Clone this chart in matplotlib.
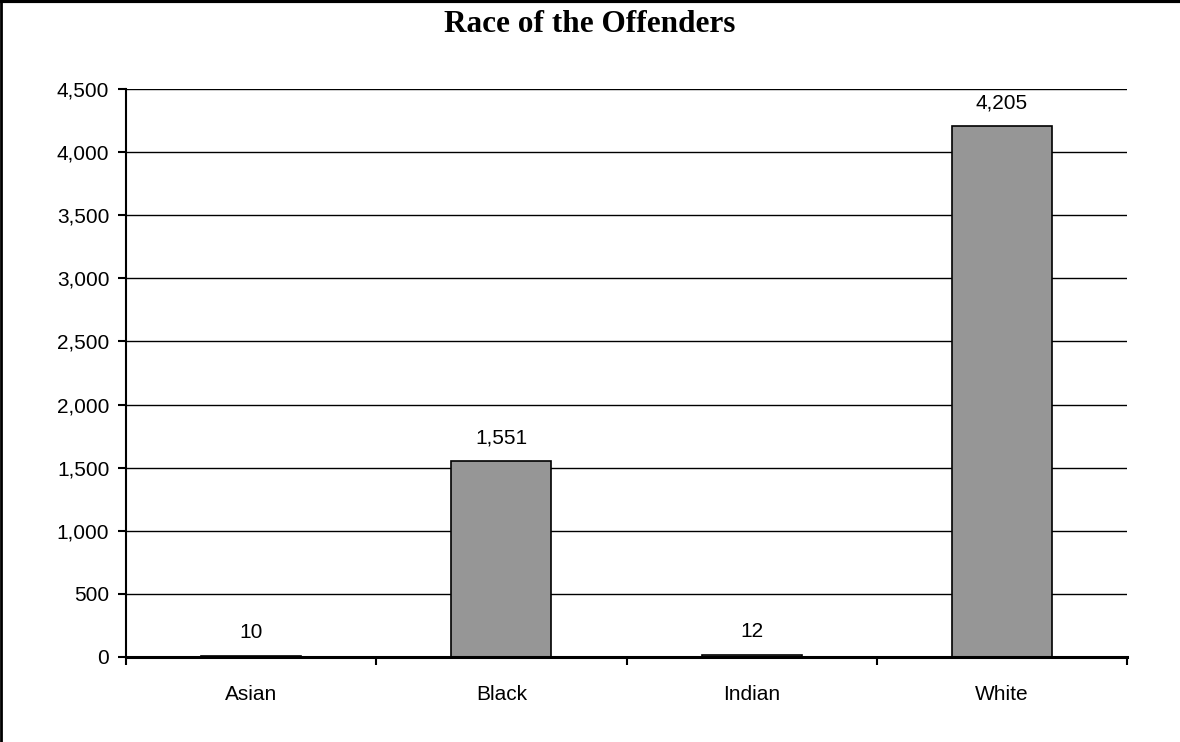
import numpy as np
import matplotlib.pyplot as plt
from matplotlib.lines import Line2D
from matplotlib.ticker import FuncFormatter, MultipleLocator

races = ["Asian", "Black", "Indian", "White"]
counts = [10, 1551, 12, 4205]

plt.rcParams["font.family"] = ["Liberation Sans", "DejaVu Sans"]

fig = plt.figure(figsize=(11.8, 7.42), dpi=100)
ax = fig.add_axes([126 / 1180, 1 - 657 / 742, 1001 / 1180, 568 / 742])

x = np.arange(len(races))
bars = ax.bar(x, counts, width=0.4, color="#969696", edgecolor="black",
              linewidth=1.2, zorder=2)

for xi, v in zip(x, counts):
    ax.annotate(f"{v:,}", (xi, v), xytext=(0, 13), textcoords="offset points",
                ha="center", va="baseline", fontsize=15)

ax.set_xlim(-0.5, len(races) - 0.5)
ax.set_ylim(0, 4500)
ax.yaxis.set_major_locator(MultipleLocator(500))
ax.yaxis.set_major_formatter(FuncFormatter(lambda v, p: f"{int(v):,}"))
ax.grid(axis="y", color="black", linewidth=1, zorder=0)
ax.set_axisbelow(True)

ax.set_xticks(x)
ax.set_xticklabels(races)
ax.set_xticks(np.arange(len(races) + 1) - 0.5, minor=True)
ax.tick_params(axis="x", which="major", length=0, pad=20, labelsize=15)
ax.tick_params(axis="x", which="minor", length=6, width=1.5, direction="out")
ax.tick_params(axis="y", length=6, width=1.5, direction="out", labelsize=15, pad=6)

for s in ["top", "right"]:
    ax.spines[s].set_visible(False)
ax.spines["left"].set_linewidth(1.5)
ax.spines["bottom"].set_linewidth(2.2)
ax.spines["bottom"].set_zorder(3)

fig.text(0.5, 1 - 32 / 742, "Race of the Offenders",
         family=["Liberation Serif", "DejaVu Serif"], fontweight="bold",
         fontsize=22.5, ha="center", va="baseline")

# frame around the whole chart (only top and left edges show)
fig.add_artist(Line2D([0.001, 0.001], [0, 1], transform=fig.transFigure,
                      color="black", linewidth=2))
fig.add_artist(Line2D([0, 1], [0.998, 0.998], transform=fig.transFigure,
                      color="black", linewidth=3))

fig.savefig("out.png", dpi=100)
···
WRITTEN PROBLEM —
Leave out any pictures, please, and quote only the lines from the top of the data through the line that contains "counts = [10, 1551, 12, 4205]".

TASK RESULT —
Clone this chart in matplotlib.
import numpy as np
import matplotlib.pyplot as plt
from matplotlib.lines import Line2D
from matplotlib.ticker import FuncFormatter, MultipleLocator

races = ["Asian", "Black", "Indian", "White"]
counts = [10, 1551, 12, 4205]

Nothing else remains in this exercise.